#### Information supplied:
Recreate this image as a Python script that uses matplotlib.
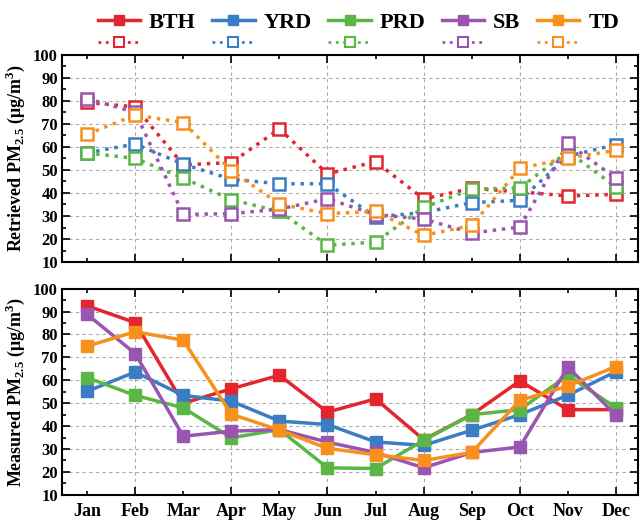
import numpy as np
import matplotlib
matplotlib.use("Agg")
import matplotlib.pyplot as plt
from matplotlib.lines import Line2D

plt.rcParams['font.family'] = ['Liberation Serif', 'DejaVu Serif']
plt.rcParams['font.weight'] = 'bold'
plt.rcParams['mathtext.fontset'] = 'custom'
plt.rcParams['mathtext.rm'] = 'Liberation Serif:bold'
plt.rcParams['mathtext.bf'] = 'Liberation Serif:bold'

months = ['Jan', 'Feb', 'Mar', 'Apr', 'May', 'Jun', 'Jul', 'Aug', 'Sep', 'Oct', 'Nov', 'Dec']
regions = ['BTH', 'YRD', 'PRD', 'SB', 'TD']
colors = ['#E3262E', '#3B7DC4', '#5BB646', '#9A55B0', '#F8901E']

# retrieved PM2.5 (top panel)
ret_bth = [79.3, 77.4, 52.2, 53.2, 67.8, 48.3, 53.6, 37.4, 42.0, 40.5, 38.7, 39.4]
ret_yrd = [57.4, 61.3, 52.5, 46.0, 44.0, 44.0, 29.6, 31.5, 35.8, 36.8, 56.0, 61.0]
ret_prd = [57.4, 55.0, 46.5, 37.1, 32.0, 17.3, 18.7, 33.7, 41.6, 42.2, 58.0, 42.6]
ret_sb = [81.0, 75.0, 30.7, 31.0, 33.0, 37.5, 30.6, 28.7, 22.6, 25.2, 61.5, 46.4]
ret_td = [65.5, 73.8, 70.6, 49.7, 35.2, 31.0, 32.0, 21.6, 25.9, 50.7, 55.1, 58.5]

# measured PM2.5 (bottom panel)
mea_bth = [92.5, 85.2, 50.0, 56.3, 62.2, 46.1, 51.9, 34.1, 45.0, 59.7, 47.2, 47.2]
mea_yrd = [55.2, 63.6, 53.4, 50.9, 42.2, 40.7, 33.1, 31.6, 38.2, 45.0, 53.5, 63.8]
mea_prd = [61.2, 53.4, 48.0, 34.9, 38.5, 21.8, 21.5, 33.8, 45.0, 47.2, 62.2, 48.0]
mea_sb = [88.8, 71.7, 35.6, 37.8, 38.5, 33.0, 28.5, 21.8, 28.5, 30.9, 65.8, 44.7]
mea_td = [74.9, 81.2, 77.5, 45.2, 38.3, 30.3, 27.5, 25.0, 28.5, 51.2, 57.5, 66.0]

retrieved = [ret_bth, ret_yrd, ret_prd, ret_sb, ret_td]
measured = [mea_bth, mea_yrd, mea_prd, mea_sb, mea_td]

x = np.arange(12)

fig = plt.figure(figsize=(6.4, 5.22), dpi=100)
ax1 = fig.add_axes([0.097, 0.498, 0.9, 0.397])
ax2 = fig.add_axes([0.097, 0.052, 0.9, 0.395])


def style_axis(ax, show_labels):
    ax.set_xlim(-0.52, 11.46)
    ax.set_ylim(10, 100)
    ax.set_yticks(np.arange(10, 101, 10))
    ax.set_yticks(np.arange(15, 100, 10), minor=True)
    ax.set_xticks(x[1::2])
    if show_labels:
        ax.set_xticklabels(months[1::2])
        ax.set_xticks(x[0::2], months[0::2], minor=True)
    else:
        ax.set_xticklabels([])
        ax.set_xticks(x[0::2], minor=True)
    ax.tick_params(which='both', direction='in', top=True, right=True, width=1.2)
    ax.tick_params(which='major', length=6, labelsize=12)
    ax.tick_params(which='minor', length=3, labelsize=12)
    ax.tick_params(axis='x', which='both', pad=6, labelsize=13)
    ax.tick_params(axis='y', labelsize=12, pad=3)
    for lab in ax.get_xticklabels(which='both') + ax.get_yticklabels():
        lab.set_fontweight('bold')
    ax.grid(True, which='major', linestyle=(0, (3, 3)), color='#aaaaaa', linewidth=0.8)
    for s in ax.spines.values():
        s.set_linewidth(1.5)


for vals, c in zip(retrieved, colors):
    ax1.plot(x, vals, linestyle=':', linewidth=2.5, color=c, marker='s', markersize=8,
             markerfacecolor='white', markeredgecolor=c, markeredgewidth=1.8)
for vals, c in zip(measured, colors):
    ax2.plot(x, vals, linestyle='-', linewidth=2.5, color=c, marker='s', markersize=8,
             markerfacecolor=c, markeredgecolor=c)

style_axis(ax1, False)
style_axis(ax2, True)

ax1.set_ylabel('Retrieved PM$_{2.5}$ (μg/m$^3$)', fontsize=13, fontweight='bold', labelpad=4)
ax2.set_ylabel('Measured PM$_{2.5}$ (μg/m$^3$)', fontsize=13, fontweight='bold', labelpad=4)

handles = []
labels = []
for r, c in zip(regions, colors):
    handles.append(Line2D([], [], color=c, linewidth=2.5, marker='s', markersize=7,
                          markerfacecolor=c))
    labels.append(r)
    handles.append(Line2D([], [], color=c, linewidth=2, linestyle=':', marker='s', markersize=7,
                          markerfacecolor='white', markeredgewidth=1.5))
    labels.append('')

fig.legend(handles, labels, ncol=5, loc='upper center', bbox_to_anchor=(0.56, 1.015),
           frameon=False, prop={'family': 'Liberation Serif', 'weight': 'bold', 'size': 16},
           handlelength=1.9, columnspacing=0.75, handletextpad=0.4, labelspacing=0.05)

fig.savefig('out.png', dpi=100)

#### Problem statement:
Reproduce the material word for word, minus the images.

#### Finished exercise:
Recreate this image as a Python script that uses matplotlib.
import numpy as np
import matplotlib
matplotlib.use("Agg")
import matplotlib.pyplot as plt
from matplotlib.lines import Line2D

plt.rcParams['font.family'] = ['Liberation Serif', 'DejaVu Serif']
plt.rcParams['font.weight'] = 'bold'
plt.rcParams['mathtext.fontset'] = 'custom'
plt.rcParams['mathtext.rm'] = 'Liberation Serif:bold'
plt.rcParams['mathtext.bf'] = 'Liberation Serif:bold'

months = ['Jan', 'Feb', 'Mar', 'Apr', 'May', 'Jun', 'Jul', 'Aug', 'Sep', 'Oct', 'Nov', 'Dec']
regions = ['BTH', 'YRD', 'PRD', 'SB', 'TD']
colors = ['#E3262E', '#3B7DC4', '#5BB646', '#9A55B0', '#F8901E']

# retrieved PM2.5 (top panel)
ret_bth = [79.3, 77.4, 52.2, 53.2, 67.8, 48.3, 53.6, 37.4, 42.0, 40.5, 38.7, 39.4]
ret_yrd = [57.4, 61.3, 52.5, 46.0, 44.0, 44.0, 29.6, 31.5, 35.8, 36.8, 56.0, 61.0]
ret_prd = [57.4, 55.0, 46.5, 37.1, 32.0, 17.3, 18.7, 33.7, 41.6, 42.2, 58.0, 42.6]
ret_sb = [81.0, 75.0, 30.7, 31.0, 33.0, 37.5, 30.6, 28.7, 22.6, 25.2, 61.5, 46.4]
ret_td = [65.5, 73.8, 70.6, 49.7, 35.2, 31.0, 32.0, 21.6, 25.9, 50.7, 55.1, 58.5]

# measured PM2.5 (bottom panel)
mea_bth = [92.5, 85.2, 50.0, 56.3, 62.2, 46.1, 51.9, 34.1, 45.0, 59.7, 47.2, 47.2]
mea_yrd = [55.2, 63.6, 53.4, 50.9, 42.2, 40.7, 33.1, 31.6, 38.2, 45.0, 53.5, 63.8]
mea_prd = [61.2, 53.4, 48.0, 34.9, 38.5, 21.8, 21.5, 33.8, 45.0, 47.2, 62.2, 48.0]
mea_sb = [88.8, 71.7, 35.6, 37.8, 38.5, 33.0, 28.5, 21.8, 28.5, 30.9, 65.8, 44.7]
mea_td = [74.9, 81.2, 77.5, 45.2, 38.3, 30.3, 27.5, 25.0, 28.5, 51.2, 57.5, 66.0]

retrieved = [ret_bth, ret_yrd, ret_prd, ret_sb, ret_td]
measured = [mea_bth, mea_yrd, mea_prd, mea_sb, mea_td]

x = np.arange(12)

fig = plt.figure(figsize=(6.4, 5.22), dpi=100)
ax1 = fig.add_axes([0.097, 0.498, 0.9, 0.397])
ax2 = fig.add_axes([0.097, 0.052, 0.9, 0.395])


def style_axis(ax, show_labels):
    ax.set_xlim(-0.52, 11.46)
    ax.set_ylim(10, 100)
    ax.set_yticks(np.arange(10, 101, 10))
    ax.set_yticks(np.arange(15, 100, 10), minor=True)
    ax.set_xticks(x[1::2])
    if show_labels:
        ax.set_xticklabels(months[1::2])
        ax.set_xticks(x[0::2], months[0::2], minor=True)
    else:
        ax.set_xticklabels([])
        ax.set_xticks(x[0::2], minor=True)
    ax.tick_params(which='both', direction='in', top=True, right=True, width=1.2)
    ax.tick_params(which='major', length=6, labelsize=12)
    ax.tick_params(which='minor', length=3, labelsize=12)
    ax.tick_params(axis='x', which='both', pad=6, labelsize=13)
    ax.tick_params(axis='y', labelsize=12, pad=3)
    for lab in ax.get_xticklabels(which='both') + ax.get_yticklabels():
        lab.set_fontweight('bold')
    ax.grid(True, which='major', linestyle=(0, (3, 3)), color='#aaaaaa', linewidth=0.8)
    for s in ax.spines.values():
        s.set_linewidth(1.5)


for vals, c in zip(retrieved, colors):
    ax1.plot(x, vals, linestyle=':', linewidth=2.5, color=c, marker='s', markersize=8,
             markerfacecolor='white', markeredgecolor=c, markeredgewidth=1.8)
for vals, c in zip(measured, colors):
    ax2.plot(x, vals, linestyle='-', linewidth=2.5, color=c, marker='s', markersize=8,
             markerfacecolor=c, markeredgecolor=c)

style_axis(ax1, False)
style_axis(ax2, True)

ax1.set_ylabel('Retrieved PM$_{2.5}$ (μg/m$^3$)', fontsize=13, fontweight='bold', labelpad=4)
ax2.set_ylabel('Measured PM$_{2.5}$ (μg/m$^3$)', fontsize=13, fontweight='bold', labelpad=4)

handles = []
labels = []
for r, c in zip(regions, colors):
    handles.append(Line2D([], [], color=c, linewidth=2.5, marker='s', markersize=7,
                          markerfacecolor=c))
    labels.append(r)
    handles.append(Line2D([], [], color=c, linewidth=2, linestyle=':', marker='s', markersize=7,
                          markerfacecolor='white', markeredgewidth=1.5))
    labels.append('')

fig.legend(handles, labels, ncol=5, loc='upper center', bbox_to_anchor=(0.56, 1.015),
           frameon=False, prop={'family': 'Liberation Serif', 'weight': 'bold', 'size': 16},
           handlelength=1.9, columnspacing=0.75, handletextpad=0.4, labelspacing=0.05)

fig.savefig('out.png', dpi=100)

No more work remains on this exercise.